14年の映画『春を背負って』を鑑賞。
木村大作監督。
出演は松山ケンイチ、蒼井優、豊川悦司、檀ふみ。
木村大作さんは監督というよりも映像キャメラマン(Wikipediaより原文まま)で名を馳せている人であり、『北のカナリアたち』などを手がけた方。
今作は古き良き日本映画を念頭に撮ったようだ。
あらすじ紹介
立山連峰で父とともに幼少期を過ごした亨は、厳格な父に反発し、金融の世界で金が金を生み出すトレーダーとして過ごしていた。しかし父が他界し、通夜のために帰省して久々に故郷の山に触れた亨は、父の山小屋を継ぐことを決意する。当初は山での生活に苦労する亨だったが、亡き父の友人でゴロさんと呼ばれる不思議な男・多田悟郎や、山中で遭難したところを父に救われたという天真爛漫な女性・愛に囲まれ、新しい人生に向き合っていく。
スタッフ、キャスト
監督 | 木村大作 |
原作 | 笹本稜平 |
脚本 | 木村大作、瀧本智行 宮村敏正 |
長嶺亨 | 松山ケンイチ |
高澤愛 | 蒼井優 |
多田悟郎 | 豊川悦司 |
長嶺菫 | 壇ふみ |
中川聡史 | 新井浩文 |
中川ユリ | 安藤サクラ |
トヨエツの関西弁
綿密なロケーション探しによって見つけたという立山連峰。
確かに写真集を見ているかのような美しい風景は、時折CGではないかと錯覚させるほどのレベルだった。
基本的に綺麗な画しか使わないぞという監督の信念が透けて見え、視覚的には大変美しい。

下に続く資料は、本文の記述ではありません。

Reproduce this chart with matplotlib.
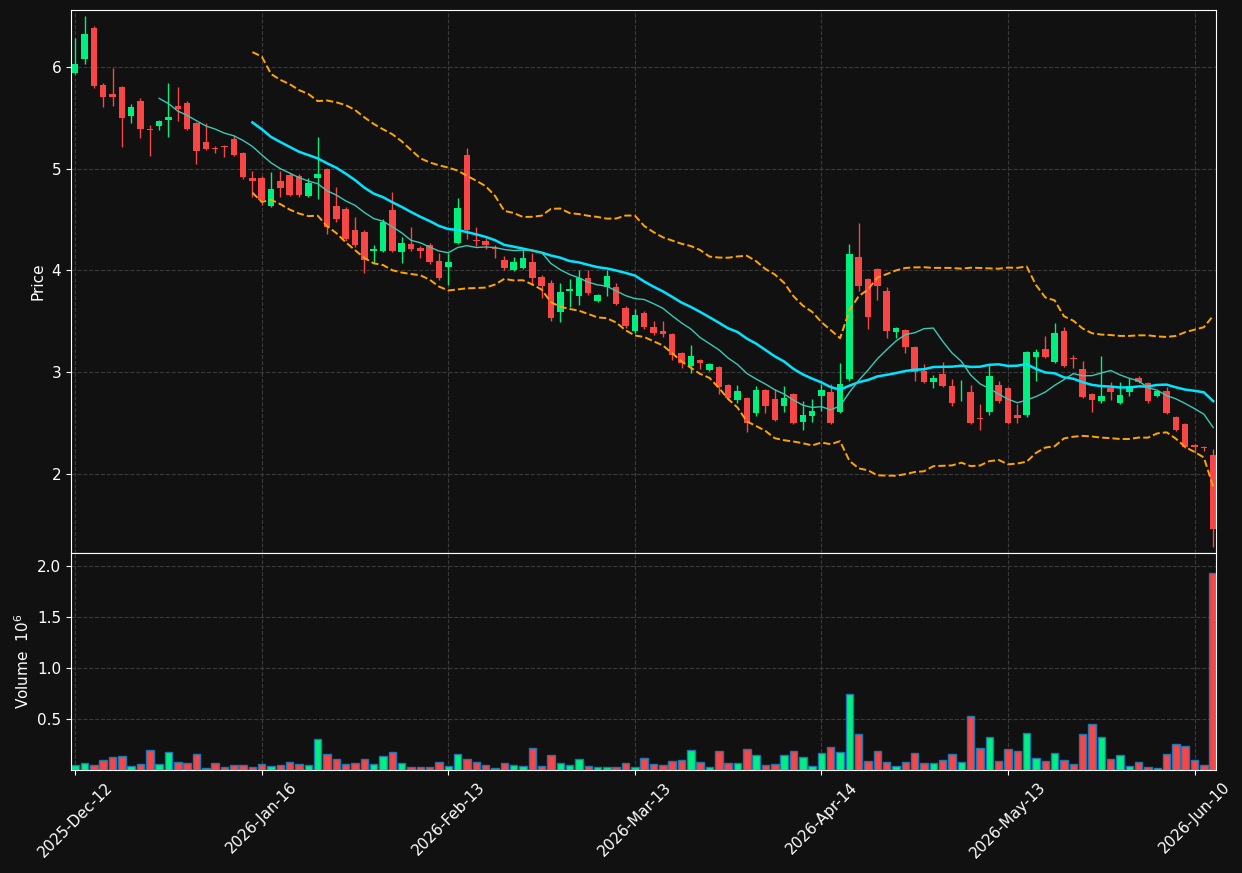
import numpy as np
import pandas as pd
import matplotlib
matplotlib.use("Agg")
import matplotlib.pyplot as plt

# OHLC per bar
opens = [5.94, 6.08, 6.38, 5.82, 5.73, 5.80, 5.52, 5.67, 5.39, 5.42, 5.48, 5.62, 5.65, 5.45, 5.26, 5.20, 5.22, 5.29, 5.15, 4.91,
         4.91, 4.63, 4.88, 4.94, 4.93, 4.73, 4.91, 5.00, 4.63, 4.60, 4.40, 4.38, 4.19, 4.19, 4.59, 4.18, 4.26, 4.22, 4.25, 4.09,
         4.03, 4.27, 5.13, 4.30, 4.29, 4.22, 4.10, 4.00, 4.02, 4.08, 3.93, 3.88, 3.59, 3.80, 3.75, 3.92, 3.70, 3.84, 3.84, 3.63,
         3.40, 3.58, 3.44, 3.40, 3.37, 3.19, 3.06, 3.12, 3.02, 3.05, 2.87, 2.72, 2.74, 2.60, 2.82, 2.73, 2.67, 2.78, 2.51, 2.57,
         2.76, 2.80, 2.61, 2.93, 4.13, 3.91, 4.01, 3.80, 3.39, 3.41, 3.25, 3.01, 2.90, 2.98, 2.86, 2.72, 2.80, 2.55, 2.61, 2.87,
         2.84, 2.58, 2.58, 3.15, 3.23, 3.10, 3.40, 3.14, 3.03, 2.78, 2.71, 2.84, 2.70, 2.80, 2.94, 2.89, 2.76, 2.81, 2.56, 2.49,
         2.28, 2.26, 2.18]
closes = [6.03, 6.32, 5.81, 5.70, 5.70, 5.50, 5.61, 5.39, 5.38, 5.47, 5.51, 5.59, 5.39, 5.17, 5.19, 5.19, 5.21, 5.13, 4.92, 4.88,
          4.69, 4.80, 4.81, 4.74, 4.74, 4.86, 4.95, 4.43, 4.50, 4.31, 4.25, 4.10, 4.21, 4.48, 4.19, 4.27, 4.21, 4.19, 4.08, 3.92,
          4.08, 4.61, 4.40, 4.29, 4.25, 4.21, 4.02, 4.08, 4.12, 3.92, 3.85, 3.53, 3.79, 3.82, 3.92, 3.78, 3.76, 3.94, 3.67, 3.45,
          3.56, 3.44, 3.38, 3.37, 3.17, 3.09, 3.16, 3.09, 3.08, 2.85, 2.74, 2.81, 2.50, 2.82, 2.67, 2.53, 2.74, 2.50, 2.58, 2.62,
          2.82, 2.50, 2.88, 4.16, 3.85, 3.54, 3.85, 3.40, 3.43, 3.25, 3.00, 2.90, 2.94, 2.86, 2.70, 2.72, 2.50, 2.54, 2.96, 2.71,
          2.50, 2.55, 3.20, 3.20, 3.15, 3.38, 3.06, 3.13, 2.75, 2.72, 2.76, 2.80, 2.77, 2.86, 2.90, 2.71, 2.81, 2.60, 2.43, 2.26,
          2.26, 2.25, 1.46]
highs = [6.28, 6.50, 6.40, 5.84, 5.99, 5.81, 5.64, 5.69, 5.43, 5.48, 5.84, 5.80, 5.67, 5.46, 5.45, 5.22, 5.23, 5.33, 5.16, 4.98,
         4.93, 4.97, 4.98, 4.96, 4.95, 4.91, 5.31, 5.01, 4.82, 4.62, 4.52, 4.40, 4.25, 4.50, 4.77, 4.33, 4.43, 4.24, 4.27, 4.17,
         4.17, 4.71, 5.20, 4.43, 4.32, 4.25, 4.14, 4.13, 4.20, 4.17, 3.95, 3.90, 3.88, 3.91, 4.00, 4.00, 3.77, 4.00, 3.88, 3.65,
         3.62, 3.60, 3.50, 3.50, 3.38, 3.20, 3.27, 3.13, 3.09, 3.06, 2.88, 2.87, 2.75, 2.86, 2.83, 2.83, 2.86, 2.79, 2.71, 2.73,
         2.88, 2.88, 3.09, 4.26, 4.47, 3.92, 4.02, 3.84, 3.44, 3.42, 3.26, 3.08, 2.97, 3.10, 2.93, 2.92, 2.87, 2.69, 3.08, 2.91,
         2.85, 2.69, 3.21, 3.23, 3.35, 3.48, 3.44, 3.17, 3.11, 2.79, 3.16, 2.90, 2.90, 2.94, 2.96, 2.90, 2.82, 2.85, 2.57, 2.50,
         2.29, 2.27, 2.24]
lows = [5.93, 6.03, 5.79, 5.61, 5.62, 5.21, 5.45, 5.30, 5.12, 5.38, 5.31, 5.47, 5.38, 5.05, 5.18, 5.15, 5.11, 5.12, 4.90, 4.72,
        4.64, 4.62, 4.72, 4.73, 4.72, 4.72, 4.70, 4.36, 4.48, 4.29, 4.23, 3.97, 4.07, 4.18, 4.18, 4.07, 4.19, 4.12, 4.06, 3.90,
        3.86, 4.26, 4.31, 4.24, 4.21, 4.12, 4.00, 3.99, 4.01, 3.86, 3.73, 3.50, 3.49, 3.64, 3.66, 3.76, 3.69, 3.75, 3.66, 3.43,
        3.38, 3.42, 3.36, 3.34, 3.12, 3.04, 2.99, 3.03, 3.01, 2.78, 2.72, 2.70, 2.41, 2.57, 2.60, 2.52, 2.61, 2.49, 2.43, 2.51,
        2.62, 2.49, 2.60, 2.91, 3.80, 3.42, 3.71, 3.33, 3.33, 3.19, 2.91, 2.89, 2.84, 2.85, 2.67, 2.71, 2.49, 2.43, 2.58, 2.70,
        2.49, 2.50, 2.56, 2.91, 3.14, 3.09, 3.05, 3.04, 2.74, 2.61, 2.70, 2.72, 2.69, 2.76, 2.89, 2.70, 2.75, 2.59, 2.42, 2.25,
        2.20, 2.22, 1.28]
volumes = [0.046, 0.065, 0.046, 0.095, 0.124, 0.134, 0.042, 0.056, 0.193, 0.056, 0.173, 0.075, 0.065, 0.154, 0.016, 0.065,
           0.026, 0.046, 0.046, 0.026, 0.056, 0.036, 0.046, 0.075, 0.056, 0.046, 0.300, 0.154, 0.105, 0.056, 0.065, 0.105,
           0.056, 0.134, 0.173, 0.065, 0.026, 0.026, 0.026, 0.075, 0.036, 0.154, 0.105, 0.075, 0.046, 0.016, 0.065, 0.046,
           0.036, 0.212, 0.036, 0.144, 0.065, 0.046, 0.105, 0.036, 0.026, 0.026, 0.026, 0.065, 0.026, 0.114, 0.056, 0.046,
           0.085, 0.095, 0.193, 0.075, 0.026, 0.183, 0.065, 0.065, 0.203, 0.144, 0.046, 0.056, 0.144, 0.183, 0.124, 0.036,
           0.163, 0.222, 0.173, 0.742, 0.350, 0.085, 0.183, 0.075, 0.042, 0.075, 0.163, 0.065, 0.065, 0.095, 0.154, 0.075,
           0.526, 0.212, 0.320, 0.085, 0.203, 0.183, 0.360, 0.114, 0.085, 0.163, 0.095, 0.056, 0.350, 0.448, 0.320, 0.105,
           0.144, 0.042, 0.075, 0.026, 0.016, 0.154, 0.260, 0.232, 0.095, 0.046, 1.930]
tick_labels = ["2025-Dec-12", "2026-Jan-16", "2026-Feb-13", "2026-Mar-13", "2026-Apr-14", "2026-May-13", "2026-Jun-10"]
tick_bars = [0, 20, 40, 60, 80, 100, 120]

BG = "#111111"
UP, DOWN = "#00f080", "#f84545"

o, h, l, c = map(np.array, (opens, highs, lows, closes))
v = np.array(volumes)
x = np.arange(len(c))
up = c >= o
cols = np.where(up, UP, DOWN)

s = pd.Series(c)
ma10 = s.rolling(10).mean()
ma20 = s.rolling(20).mean()
sd20 = s.rolling(20).std(ddof=0)

fig = plt.figure(figsize=(12.42, 8.73), dpi=100, facecolor=BG)
ax = fig.add_axes([71/1242, 1-553/873, 1145/1242, 543/873], facecolor=BG)
axv = fig.add_axes([71/1242, 1-770/873, 1145/1242, 217/873], facecolor=BG, sharex=ax)

ax.vlines(x, l, h, colors=cols, linewidth=1)
ax.bar(x, np.maximum(np.abs(c - o), 0.008), bottom=np.minimum(o, c), width=0.7, color=cols)
ax.plot(x, ma20, color="#00e5ff", lw=1.8)
ax.plot(x, ma10, color="#3cc8b4", lw=1)
ax.plot(x, ma20 + 2*sd20, color="#ffa500", lw=1.4, ls="--")
ax.plot(x, ma20 - 2*sd20, color="#ffa500", lw=1.4, ls="--")
ax.set_ylim(1.22, 6.56)
ax.set_yticks([2, 3, 4, 5, 6])
ax.set_ylabel("Price", color="white", fontsize=11)

axv.bar(x, v, width=0.8, color=cols, edgecolor="#1f77b4", linewidth=1)
axv.set_ylim(0, 2.13)
axv.set_yticks([0.5, 1.0, 1.5, 2.0])
axv.set_ylabel("Volume  $10^6$", color="white", fontsize=11)

ax.set_xlim(-0.45, 122.3)
axv.set_xticks(tick_bars)
axv.set_xticklabels(tick_labels, rotation=45)
plt.setp(ax.get_xticklabels(), visible=False)

for a in (ax, axv):
    a.grid(True, color="#3a3a3a", ls="--", lw=0.8)
    a.set_axisbelow(True)
    for sp in a.spines.values():
        sp.set_color("white")
    a.tick_params(colors="white", labelsize=11)

fig.savefig("out.png", dpi=100, facecolor=BG)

トオル(松山ケンイチ)とアイ(蒼井優)をいたずらに関わらせることがなかったのも、主眼を人間模様ではなく山に置くという一貫性として良かったと思う。
全体的にトーンの薄い映画なので、これで二人の恋慕が介入してくるといよいよ収拾がめんどくさくなりそうだった。
一番よかったと思うのは豊川悦司演じるゴローさんが関西系のイントネーションを用いるところ。

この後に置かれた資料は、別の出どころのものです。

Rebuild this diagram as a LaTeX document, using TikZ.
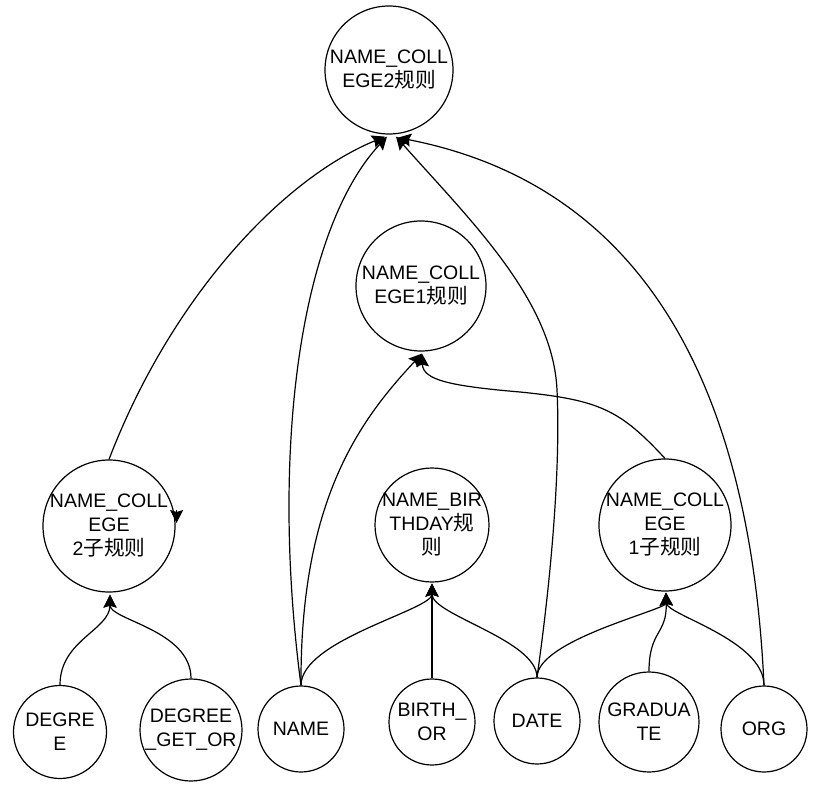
\documentclass[tikz,border=0pt]{standalone}
\usepackage{fontspec}
\setmainfont{Liberation Sans}
\newfontfamily\cjk[Scale=1.06]{Noto Sans CJK SC}
\usetikzlibrary{arrows.meta,calc}
\begin{document}
\begin{tikzpicture}[x=1pt,y=-1pt,
  circ/.style={draw, circle, inner sep=0pt, line width=1.2pt},
  lab/.style={align=center, font=\fontsize{19.5pt}{24pt}\selectfont, inner sep=0pt},
  edge/.style={line width=1.2pt},
  arr/.style={edge, -{Stealth[length=13pt,width=13pt,inset=2pt]}}
]
\useasboundingbox (0,0) rectangle (814,786);
% nodes
\node[circ, minimum size=128pt, label={[lab]center:{NAME\_COLL\\EGE2{\cjk 规则}}}] (nc2) at (389,70) {};
\node[circ, minimum size=130pt, label={[lab]center:{NAME\_COLL\\EGE1{\cjk 规则}}}] (nc1) at (421,286) {};
\node[circ, minimum size=132pt, label={[lab]center:{NAME\_COLL\\EGE\\2{\cjk 子规则}}}] (nc2s) at (109,526) {};
\node[circ, minimum size=114pt, label={[lab]center:{NAME\_BIR\\THDAY{\cjk 规}\\{\cjk 则}}}] (nb) at (432,525) {};
\node[circ, minimum size=132pt, label={[lab]center:{NAME\_COLL\\EGE\\1{\cjk 子规则}}}] (nc1s) at (665,525) {};
\node[circ, minimum size=93pt, label={[lab]center:{DEGRE\\E}}] (deg) at (60,732) {};
\node[circ, minimum size=102pt, label={[lab]center:{DEGREE\\\_GET\_OR}}] (dgo) at (191,730) {};
\node[circ, minimum size=86pt, label={[lab]center:{NAME}}] (name) at (301,729) {};
\node[circ, minimum size=86pt, label={[lab]center:{BIRTH\_\\OR}}] (birth) at (432,722) {};
\node[circ, minimum size=86pt, label={[lab]center:{DATE}}] (date) at (537,721) {};
\node[circ, minimum size=100pt, label={[lab]center:{GRADUA\\TE}}] (grad) at (649,722) {};
\node[circ, minimum size=86pt, label={[lab]center:{ORG}}] (org) at (764,729) {};
% arrow tip coordinates
\coordinate (tA) at ($(nc2.south)+(-4,2)$);
\coordinate (tB) at ($(nc2.south)+(-2,2)$);
\coordinate (tC) at ($(nc2.south)+(7,2)$);
\coordinate (tD) at ($(nc2.south)+(9,3)$);
\coordinate (tE) at ($(nc1.south)+(1,2)$);
\coordinate (tNB) at ($(nb.south)+(0,1)$);
\coordinate (tS1) at ($(nc1s.south)+(1,1)$);
\coordinate (tS2) at ($(nc2s.south)+(1,2)$);
\coordinate (selfB) at ($(nc2s.east)+(1,-16)$);
\coordinate (selfT) at ($(nc2s.east)+(1,-3)$);
% edges to NAME_COLLEGE2
\draw[arr] (nc2s.north) .. controls (170,300) and (280,180) .. (tA);
\draw[arr] (name.north) .. controls (270,450) and (300,230) .. (tB);
\draw[arr] (date.north) .. controls (555,550) and (560,450) .. (557,390) .. controls (553,300) and (470,220) .. (tC);
\draw[arr] (org.north) .. controls (750,380) and (640,185) .. (tD);
% edges to NAME_COLLEGE1
\draw[arr] (nc1s.north) .. controls (620,410) and (600,400) .. (520,392) .. controls (450,386) and (423,380) .. (tE);
\draw[arr] (name.north) .. controls (300,500) and (360,420) .. (tE);
% edges to NAME_BIRTHDAY
\draw[arr] (name.north) .. controls (301,640) and (432,610) .. (tNB);
\draw[arr] (birth.north) -- (tNB);
\draw[arr] (date.north) .. controls (537,640) and (432,615) .. (tNB);
% edges to NAME_COLLEGE 1 sub
\draw[arr] (date.north) .. controls (537,640) and (666,610) .. (tS1);
\draw[arr] (grad.north) .. controls (649,630) and (667,635) .. (tS1);
\draw[arr] (org.north) .. controls (764,640) and (667,615) .. (tS1);
% edges to NAME_COLLEGE 2 sub
\draw[arr] (deg.north) .. controls (60,640) and (110,630) .. (tS2);
\draw[arr] (dgo.north) .. controls (191,630) and (110,620) .. (tS2);
% stray arrowhead
\draw[arr] (selfB) -- (selfT);
\end{tikzpicture}
\end{document}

ご存知の方も多いと思うが、トヨエツは大阪の出身であり、しかし僕は彼の大阪イントネーションを聞く機会があまりなかった。
その点で言えば、ともに青森出身の松山と新井浩文がこれまた少し違うイントネーションと早口言葉で喋る様も、二人の個性を表していていいなと思えた。

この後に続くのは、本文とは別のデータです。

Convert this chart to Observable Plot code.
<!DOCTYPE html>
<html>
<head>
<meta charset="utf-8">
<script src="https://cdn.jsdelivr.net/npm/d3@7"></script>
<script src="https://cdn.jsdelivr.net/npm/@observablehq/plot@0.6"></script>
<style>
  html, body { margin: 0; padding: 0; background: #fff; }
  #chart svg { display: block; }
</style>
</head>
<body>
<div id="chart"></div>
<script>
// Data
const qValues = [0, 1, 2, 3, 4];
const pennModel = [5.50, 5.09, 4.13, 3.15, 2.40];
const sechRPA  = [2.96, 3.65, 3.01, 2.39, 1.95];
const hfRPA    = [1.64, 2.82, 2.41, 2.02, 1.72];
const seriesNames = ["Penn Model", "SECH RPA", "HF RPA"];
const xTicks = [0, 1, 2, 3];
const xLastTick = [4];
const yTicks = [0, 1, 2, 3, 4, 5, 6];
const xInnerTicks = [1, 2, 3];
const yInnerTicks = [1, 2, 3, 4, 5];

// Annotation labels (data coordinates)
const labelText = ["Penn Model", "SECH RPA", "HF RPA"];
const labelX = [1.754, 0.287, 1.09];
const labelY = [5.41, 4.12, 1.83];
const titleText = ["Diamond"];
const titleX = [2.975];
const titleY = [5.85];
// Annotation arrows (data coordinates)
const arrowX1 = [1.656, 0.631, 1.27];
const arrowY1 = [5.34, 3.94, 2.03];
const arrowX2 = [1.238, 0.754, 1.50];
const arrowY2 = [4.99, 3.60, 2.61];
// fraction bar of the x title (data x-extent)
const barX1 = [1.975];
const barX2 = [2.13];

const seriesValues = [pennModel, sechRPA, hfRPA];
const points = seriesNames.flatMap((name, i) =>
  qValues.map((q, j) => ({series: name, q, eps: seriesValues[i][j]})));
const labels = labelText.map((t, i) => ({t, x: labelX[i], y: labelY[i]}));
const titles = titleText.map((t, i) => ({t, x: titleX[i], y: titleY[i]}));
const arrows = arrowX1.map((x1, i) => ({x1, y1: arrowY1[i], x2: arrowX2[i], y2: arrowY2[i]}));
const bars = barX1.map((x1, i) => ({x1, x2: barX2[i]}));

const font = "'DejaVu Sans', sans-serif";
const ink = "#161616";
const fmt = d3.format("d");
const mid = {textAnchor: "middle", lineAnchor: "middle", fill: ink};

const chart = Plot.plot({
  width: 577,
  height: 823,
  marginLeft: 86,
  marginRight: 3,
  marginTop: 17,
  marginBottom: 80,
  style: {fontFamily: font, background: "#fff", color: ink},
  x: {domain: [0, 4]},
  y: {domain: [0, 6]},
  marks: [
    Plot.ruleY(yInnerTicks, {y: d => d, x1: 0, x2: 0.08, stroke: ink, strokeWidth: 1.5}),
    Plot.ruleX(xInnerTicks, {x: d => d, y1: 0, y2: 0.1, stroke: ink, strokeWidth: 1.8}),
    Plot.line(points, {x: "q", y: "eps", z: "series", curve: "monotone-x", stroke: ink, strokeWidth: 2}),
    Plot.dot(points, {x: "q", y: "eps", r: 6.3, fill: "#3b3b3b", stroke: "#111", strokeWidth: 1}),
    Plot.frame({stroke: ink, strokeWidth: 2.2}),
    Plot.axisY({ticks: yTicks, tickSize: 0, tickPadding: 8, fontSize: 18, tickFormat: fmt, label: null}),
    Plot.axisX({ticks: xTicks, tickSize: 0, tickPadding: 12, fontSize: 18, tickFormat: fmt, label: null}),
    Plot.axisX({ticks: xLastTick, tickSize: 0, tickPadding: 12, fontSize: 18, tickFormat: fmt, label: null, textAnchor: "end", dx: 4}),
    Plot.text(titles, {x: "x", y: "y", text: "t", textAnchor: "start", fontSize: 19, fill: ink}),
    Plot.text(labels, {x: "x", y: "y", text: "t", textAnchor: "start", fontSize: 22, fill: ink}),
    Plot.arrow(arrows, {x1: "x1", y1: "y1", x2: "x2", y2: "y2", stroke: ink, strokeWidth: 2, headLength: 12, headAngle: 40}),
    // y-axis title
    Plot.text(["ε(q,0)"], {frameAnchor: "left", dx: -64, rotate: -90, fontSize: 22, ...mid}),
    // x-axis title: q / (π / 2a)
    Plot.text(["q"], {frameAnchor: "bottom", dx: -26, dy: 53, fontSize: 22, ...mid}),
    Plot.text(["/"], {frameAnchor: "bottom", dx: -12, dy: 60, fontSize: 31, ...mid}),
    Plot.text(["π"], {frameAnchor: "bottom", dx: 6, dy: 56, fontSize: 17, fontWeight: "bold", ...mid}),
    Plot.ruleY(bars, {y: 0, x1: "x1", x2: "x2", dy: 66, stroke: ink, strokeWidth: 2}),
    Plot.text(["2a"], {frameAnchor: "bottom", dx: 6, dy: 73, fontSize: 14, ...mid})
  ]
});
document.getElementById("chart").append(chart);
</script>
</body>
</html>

ただし、序盤の葬儀のシーンでは檀ふみら土着の人間が方言を多用していたが、以降はめっきり。このあたりはちょっと残念。
山小屋のシーン会話は…
冒頭で述べたように、この作品は古き良き日本映画の再評価を狙ったものであった。
しかし、節々で流れる音楽が主張しすぎではなかったかな。
シーンに即したBGMを流しているつもりだろうが、過ぎたるは及ばざるが何とやらはこのこと。作品のテンポが良いわけではないので疲れてしまう。
一番悲惨だったのはセリフの言葉遣いや会話を紡ぐリズム。
松山ケンイチや池松壮亮のセリフが学芸会に聞こえてしまうことからその稚拙さは想像していただきたい。
山小屋に客が集うシーンなどはセリフが不自然すぎて驚いた。大根監督が極めて会話的な言葉遣いを撮る監督さんだとすれば真逆である。
キャストの雰囲気づくりはよかった。
ただ、使いこなせなかったなという印象。彼らだったから見ることのできるレベルまで引き上げられたというべきか、この演出なら大根役者でも同じだったのか、それはよくわからない。
終盤にトヨエツが倒れたシーンを入れるくらいなら松ケンの山小屋主人としての奮闘を描くべきだったのではと思う。
物語の起伏が乏しくなったとしても。